Dabei schlägt ein internationales Expertengremium Alarm. „The Global Commission on the Economics of Water“, die sich erstmals mit dem weltweiten Wasserkreislauf beschäftigte, warnt eindringlich vor einer Krise, global wie lokal. Der Mensch sei jahrzehntelang schlecht mit der Ressource umgegangen, schreiben die Autoren, das „hat den globalen Wasserkreislauf zum ersten Mal in der Geschichte der Menschheit aus dem Gleichgewicht gebracht, was überall zunehmenden Schaden anrichtet“. Das Problem stehe in Wechselwirkung mit Erderwärmung und Artenverlust, die sich gegenseitig verschärfen. Das Gremium wird unter anderem geleitet von Johan Rockström, dem Direktor des Potsdam-Instituts für Klimafolgenforschung, und der Generaldirektorin der Welthandelsorganisation, Ngozi Okonjo-Iweala. Es arbeitet unter dem Dach der Organisation für wirtschaftliche Zusammenarbeit und Entwicklung (OECD) und wurde berufen von den Niederlanden, die gemeinsam mit Tadschikistan die UN-Wasserkonferenz ausrichten.


Heise hier 22.3.23  dpa

UN-Studie: Klimawandel fördert knappes Trinkwasser

Weltweit hat jeder Vierte keinen Zugang zu sauberem Wasser. Das könnte sich noch angesichts der Klimakrise weiter verschärfen.

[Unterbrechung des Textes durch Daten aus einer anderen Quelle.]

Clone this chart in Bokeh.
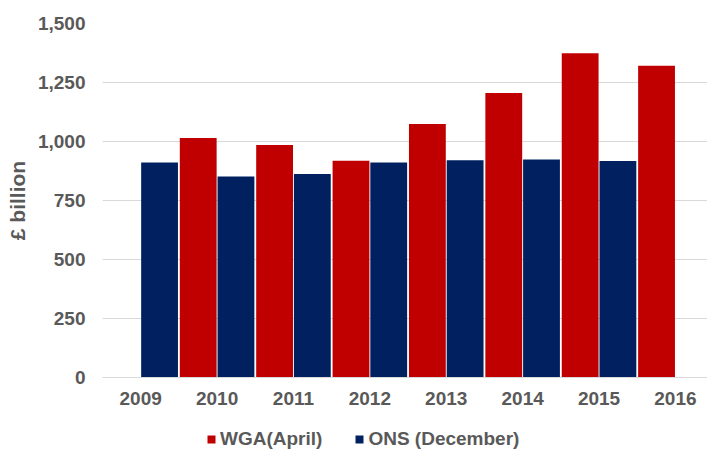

Die weltweite Trinkwasser-Knappheit wird sich einer Studie der Vereinten Nationen (UN) zufolge weiter verstärken. Dies sei eine Folge von zunehmenden Umweltproblemen und wirtschaftlichen Schwierigkeiten in Verbindung mit erhöhter Süßwasserverschmutzung, heißt es in dem zum Start der UN-Wasserkonferenz in New York am Mittwoch veröffentlichten Weltwasserbericht der Kulturorganisation Unesco.

"Je nach Jahreszeit wird Wasser infolge des Klimawandels knapp, und zwar sowohl dort, wo es heute noch im Überfluss vorhanden ist – wie in Zentralafrika, Ostasien und Teilen Südamerikas – wie auch verschärft dort, wo es bereits heute knapp ist – wie im Nahen Osten und in der Sahelzone." Im Jahresschnitt lebten 10 Prozent der Weltbevölkerung in Ländern mit hoher oder kritischer Gefahr von Problemen durch Wasserknappheit.

Der Mittwoch war Starttag der UN-Wasserkonferenz in New York. Es ist das erste große UN-Treffen seit 1977, bei dem ausschließlich das Thema Wasser behandelt wird. Dabei wird bis Freitag eine Zwischenbilanz zur Halbzeit der sogenannten Internationalen Wasser-Aktionsdekade von 2018 bis 2028 gezogen. Ein besonderer Fokus liegt darauf, inwieweit international beschlossene Ziele, unter anderem das UN-Nachhaltigkeitsziel zum Zugang für alle Menschen zu sauberem Wasser, erreicht werden können.

Fehlender Zugang zu sauberem Wasser

Die Fortschritte beim Erreichen des Nachhaltigkeitsziels und seiner Unterziele nennt die UN-Studie unzureichend. "Für die Erreichung mancher Ziele braucht es nun eine mindestens viermal so schnelle Umsetzungsgeschwindigkeit", heißt es. Weltweit haben zwei Milliarden Menschen – etwa jeder vierte – keinen Zugang zu sauberem Wasser.

Laut Bericht wird der weltweite Wasserverbrauch bis zum Jahr 2050 ähnlich wie in den vergangenen 40 Jahren jährlich um voraussichtlich etwa ein Prozent steigen. In ärmeren Ländern bestehe vor allem ein Risiko wegen mangelhafter Wasserqualität, in Industrieländern sei der Verbrauch durch die Landwirtschaft problematisch. Durch die Klimakrise seien bestimmte Regionen zunehmend häufig extremen und langanhaltenden Dürren ausgesetzt, was gravierende Folgen für die Pflanzen- und Tierwelt habe.